College Lacrosse

Preston: Towson men's lacrosse continues slump since being ranked No. 1, loses to No. 13 Denver

Ever since Towson became the No. 1 team in college lacrosse during the first week of March, the Tigers have struggled. And their fortunes didn’t change Saturday.

Denver midfielder Ted Sullivan scored the game winning goal after driving the right alley with 1:13 remaining as No. 13 Denver defeated No. 8 Towson, 7-6, before an announced crowd of 2,251 at Johnny Unitas Stadium.


Since occupying the top spot, Towson barely beat Jacksonville on March 8 and then lost back-to-back games to teams ranked second in the country — 18-11 to then-No. 2 Cornell on March 10 and 12-10 to then-No. 2 Duke six days later.

There are quite a few things that have gone wrong since then, but it basically comes down to turnovers. Towson has committed 179 of them compared to 194 for their opponents, and a lot of Towson’s giveaways have occurred over the past three games.


They had 20 on Saturday, only eight of those forced. Even when Towson had a chance to tie the game at 7 late, midfielder Timmy Monahan drove down the left lane in front of the goal and overthrew attackman Luke Fromert behind it. Then with 20 seconds left, Towson had the ball at midfield but failed to advance after being called offsides.

When Towson was voted the No. 1 team, Loyola Maryland coach Charley Toomey said it was a great honor, but also said sometimes it could be a curse. Towson coach Shawn Nadelen might be seeing his point now.

Denver deserves credit. The Pioneers rebuilt their defense after having a week off before Saturday’s game. They were more aggressive than in previous weeks and looked a lot like the Pioneers defense that started the season.

They double teamed hard from the crease and had a lot of trail checks that dislodged the ball from unsuspecting Towson offensive players several times. But Nadelen also has to be concerned about his team and his players’ field awareness. Were the Tigers caught off-guard by Denver’s new defensive aggressiveness or are the Tigers trying too hard?

It doesn’t appear to be a case of players being selfish, but in some cases Saturday the Tigers were trying to run through double and triple teams instead of passing and cutting.

There were times when Towson looked like the team that started the season. The Tigers had a rough first quarter, but still managed a 2-2 tie at the end of the period. Attackman Brendan Sunday scored with 9:53 left in the third and Monahan scored nearly a minute later to put the Tigers ahead, 6-4, at the end of that period.

But Towson still couldn’t get its offense in sync. When Monahan’s pass went over Fromert’s head late in the game, the Tigers had committed 19 turnovers. Hopefully, the Tigers can get this corrected.

Next Saturday, they start their Colonial Athletic Association schedule when they host Hofstra. Then they play Fairfield followed by No. 20 Massachusetts, Delaware and Drexel.

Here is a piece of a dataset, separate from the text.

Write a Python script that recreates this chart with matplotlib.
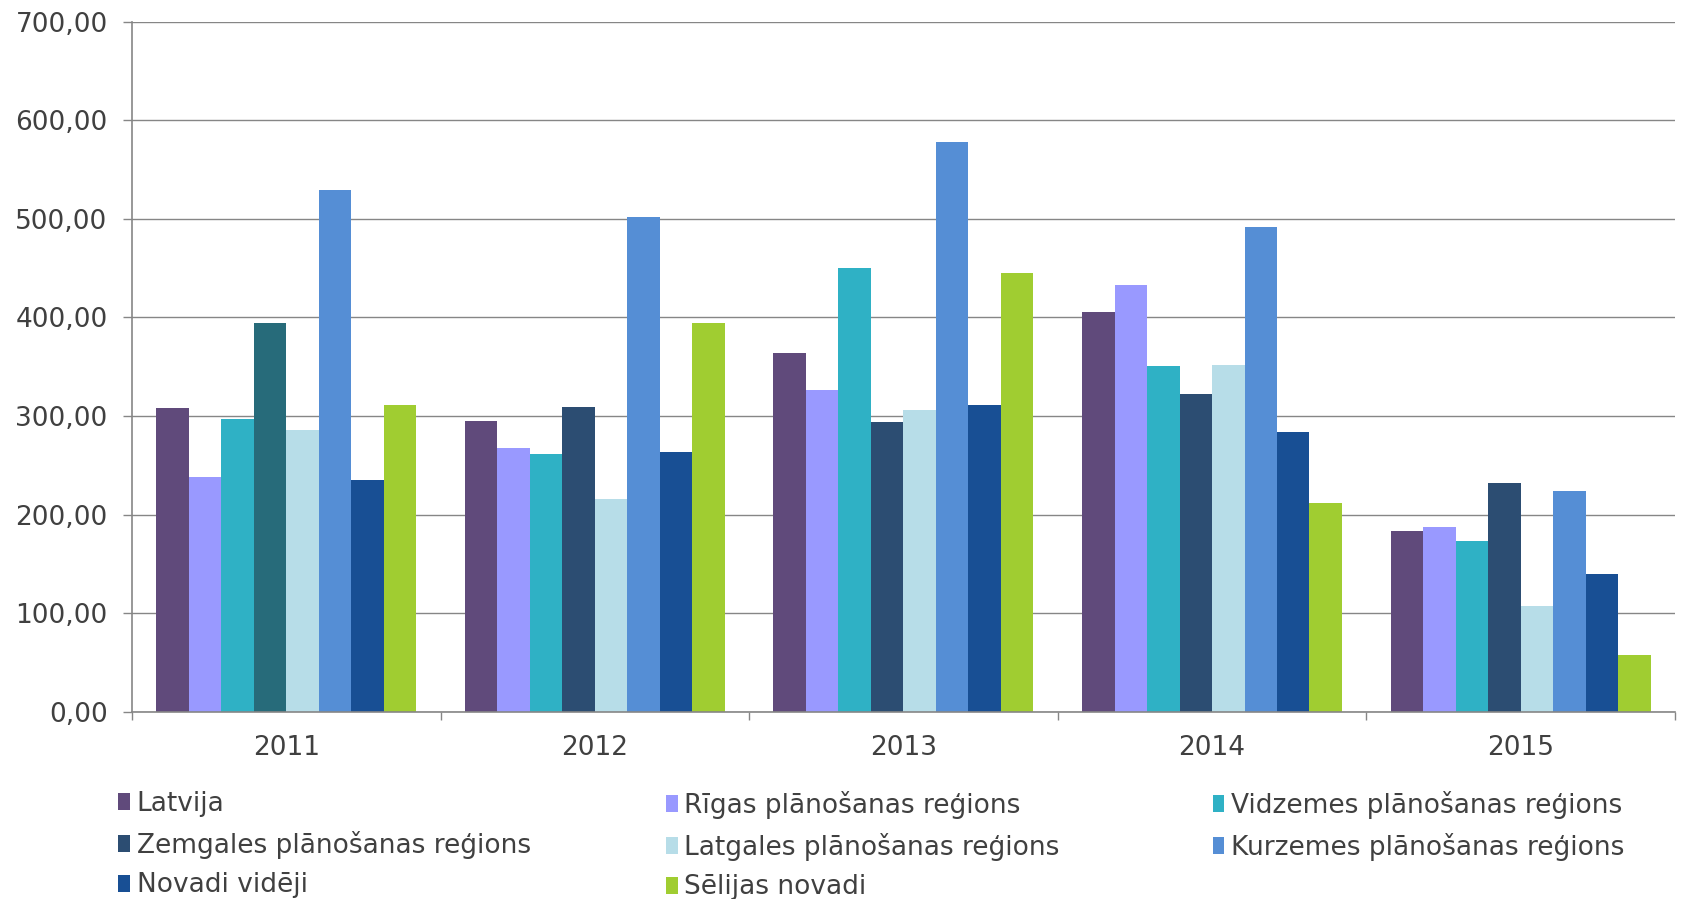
import matplotlib
matplotlib.use("Agg")
import matplotlib.pyplot as plt
from matplotlib.patches import Patch
import numpy as np

plt.rcParams["font.family"] = ["DejaVu Sans"]

years = ["2011", "2012", "2013", "2014", "2015"]
series_names = [
    "Latvija",
    "Rīgas plānošanas reģions",
    "Vidzemes plānošanas reģions",
    "Zemgales plānošanas reģions",
    "Latgales plānošanas reģions",
    "Kurzemes plānošanas reģions",
    "Novadi vidēji",
    "Sēlijas novadi",
]
latvija = [308, 295, 364, 406, 184]
rigas = [238, 268, 326, 433, 188]
vidzemes = [297, 262, 450, 351, 173]
zemgales = [394, 309, 294, 322, 232]
latgales = [286, 216, 306, 352, 107]
kurzemes = [529, 502, 578, 492, 224]
novadi = [235, 264, 311, 284, 140]
selijas = [311, 394, 445, 212, 58]
values = [latvija, rigas, vidzemes, zemgales, latgales, kurzemes, novadi, selijas]
colors = ["#604a7b", "#9999ff", "#2fb1c5", "#2c4d72", "#b7dde8", "#558ed5", "#184f94", "#a0cd31"]
zemgales_2011_color = "#276b7a"
yticks = [0, 100, 200, 300, 400, 500, 600, 700]
ytick_labels = ["0,00", "100,00", "200,00", "300,00", "400,00", "500,00", "600,00", "700,00"]

text_color = "#404040"
grid_color = "#868686"
fs = 19

fig = plt.figure(figsize=(16.83, 8.99), dpi=100)
ax = fig.add_axes([0.0784, 0.208, 0.9168, 0.768])

x = np.arange(len(years))
n = len(series_names)
w = 1.0 / 9.5
bars = []
for i, (vals, c) in enumerate(zip(values, colors)):
    b = ax.bar(x + (i - (n - 1) / 2) * w, vals, width=w, color=c, linewidth=0, zorder=3)
    bars.append(b)
bars[3][0].set_facecolor(zemgales_2011_color)

ax.set_ylim(0, 700)
ax.set_xlim(-0.5, len(years) - 0.5)
ax.set_yticks(yticks)
ax.set_yticklabels(ytick_labels)
ax.set_xticks(np.arange(-0.5, len(years), 1.0))
ax.set_xticklabels([])
ax.set_xticks(x, minor=True)
ax.set_xticklabels(years, minor=True)

ax.tick_params(axis="y", which="major", length=6.5, width=1.0, color=grid_color,
               labelsize=fs, labelcolor=text_color, pad=11, direction="out")
ax.tick_params(axis="x", which="major", length=6, width=1.0, color=grid_color, direction="out")
ax.tick_params(axis="x", which="minor", length=0, labelsize=fs, labelcolor=text_color, pad=16.5)

ax.grid(axis="y", color=grid_color, linewidth=1.0, zorder=0)
ax.set_axisbelow(True)
for s in ["top", "right"]:
    ax.spines[s].set_visible(False)
for s in ["left", "bottom"]:
    ax.spines[s].set_color(grid_color)
    ax.spines[s].set_linewidth(1.2)
    ax.spines[s].set_zorder(4)

# legend: three columns, row-major order
col_x = [0.0702, 0.3955, 0.7205]
for col in range(3):
    idx = [i for i in range(n) if i % 3 == col]
    handles = [Patch(facecolor=colors[i], edgecolor="none") for i in idx]
    labels = [series_names[i] for i in idx]
    leg = fig.legend(handles, labels, loc="upper left",
                     bbox_to_anchor=(col_x[col], 1 - 791 / 899),
                     bbox_transform=fig.transFigure, frameon=False, fontsize=fs,
                     handlelength=0.45, handleheight=0.62, handletextpad=0.25,
                     labelspacing=0.52, borderpad=0, borderaxespad=0)
    for t in leg.get_texts():
        t.set_color(text_color)

fig.savefig("out.png", dpi=100, facecolor="white")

Overall, the basic strategy is still in place for this team to win. The Tigers (5-3) play hard, aggressive defense. They control faceoffs and goalie Tyler Canto has played well, finishing with 11 saves Saturday.

One characteristic of all Nadelen teams is they are fundamentally sound. But in the past couple of weeks, the Tigers have gotten away from that. It might be time to roll back the clock.